Someone with a lot of time on their hands might wonder why, when we are an Internet hosting provider, we disseminate our status updates on Twitter. Aren’t we effectively using (and advertising) a competitor?

Well there’s a good reason we use Twitter and no, we’re not in competition with Twitter (which is good as we’d probably be out of business if we were).

We use Twitter because it’s an off-network independent service i.e. it’s availability is unrelated to our network or services in any way. This means that, on the rare occasions when stuff gets real, our update channel for customers is unaffected by whatever has caught fire at our end. No matter how bad the outage with Verrotech services, we can keep everyone abreast of the situation and estimated repair times etc, or even engage directly with customers with DMs.

But what if Twitter fails?

Twitter is of course outside our control, but they have pretty good availability (not Verrotech-good of course, but pretty good). When they do fail for it to be a problem it would have to coincide with a major Verrotech outage as well, which is very unlikely.

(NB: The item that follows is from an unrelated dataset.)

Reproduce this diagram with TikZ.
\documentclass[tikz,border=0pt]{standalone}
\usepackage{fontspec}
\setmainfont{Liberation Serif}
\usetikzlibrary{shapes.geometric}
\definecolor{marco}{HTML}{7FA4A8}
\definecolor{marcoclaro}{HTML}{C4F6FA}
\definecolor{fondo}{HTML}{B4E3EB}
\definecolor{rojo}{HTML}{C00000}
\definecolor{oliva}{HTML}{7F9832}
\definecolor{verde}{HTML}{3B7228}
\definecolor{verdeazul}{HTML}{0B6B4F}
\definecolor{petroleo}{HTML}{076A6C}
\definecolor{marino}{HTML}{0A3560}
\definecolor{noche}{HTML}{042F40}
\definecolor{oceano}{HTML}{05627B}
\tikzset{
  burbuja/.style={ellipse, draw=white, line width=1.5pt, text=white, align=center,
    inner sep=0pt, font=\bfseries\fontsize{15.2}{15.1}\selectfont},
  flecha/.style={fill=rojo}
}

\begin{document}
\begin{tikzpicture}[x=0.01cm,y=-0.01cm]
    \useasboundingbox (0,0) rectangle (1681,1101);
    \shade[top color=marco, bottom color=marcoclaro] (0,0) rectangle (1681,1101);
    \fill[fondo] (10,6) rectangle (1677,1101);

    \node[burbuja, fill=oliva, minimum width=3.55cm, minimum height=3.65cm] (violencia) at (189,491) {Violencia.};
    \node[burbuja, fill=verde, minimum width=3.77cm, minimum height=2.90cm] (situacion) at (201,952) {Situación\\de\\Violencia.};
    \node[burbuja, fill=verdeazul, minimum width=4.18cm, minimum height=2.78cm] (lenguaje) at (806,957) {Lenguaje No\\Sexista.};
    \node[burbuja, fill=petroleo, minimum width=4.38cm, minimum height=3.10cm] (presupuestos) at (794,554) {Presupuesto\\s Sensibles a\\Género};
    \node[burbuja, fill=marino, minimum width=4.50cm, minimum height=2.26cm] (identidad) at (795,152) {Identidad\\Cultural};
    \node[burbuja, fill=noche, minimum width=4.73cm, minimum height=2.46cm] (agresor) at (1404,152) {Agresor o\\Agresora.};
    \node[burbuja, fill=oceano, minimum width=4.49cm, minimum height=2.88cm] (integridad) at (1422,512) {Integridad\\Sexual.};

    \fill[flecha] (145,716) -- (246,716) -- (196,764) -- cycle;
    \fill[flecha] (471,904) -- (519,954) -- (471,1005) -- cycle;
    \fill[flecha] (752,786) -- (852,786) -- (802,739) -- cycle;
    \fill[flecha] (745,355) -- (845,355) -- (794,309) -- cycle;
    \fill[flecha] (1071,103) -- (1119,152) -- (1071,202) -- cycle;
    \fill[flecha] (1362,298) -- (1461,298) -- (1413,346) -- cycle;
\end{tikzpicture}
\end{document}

To mitigate this anyway for status news we use what we call the availability update tripod of power. That is, our availability news and customer updates has three strong legs.

The latest Verrotech infrastructure (VETS) which we migrated all services onto in January 2016 is built around high-availability virtualisation. The customer facing/Internet facing portion of these are segregated into two main stacks (aka platforms): Stavros and Hektor. These are physically separated platforms in different data centres and with different redundant network links.

These two platforms make up two of the legs, as standard the main website (and blog etc) will be hosted on one and the status.verrotech.com page on the other. Thanks to the wonders of our setup we can actually migrate one to the other in less than a minute but even if that failed, one of those sites would be available and pumping out news.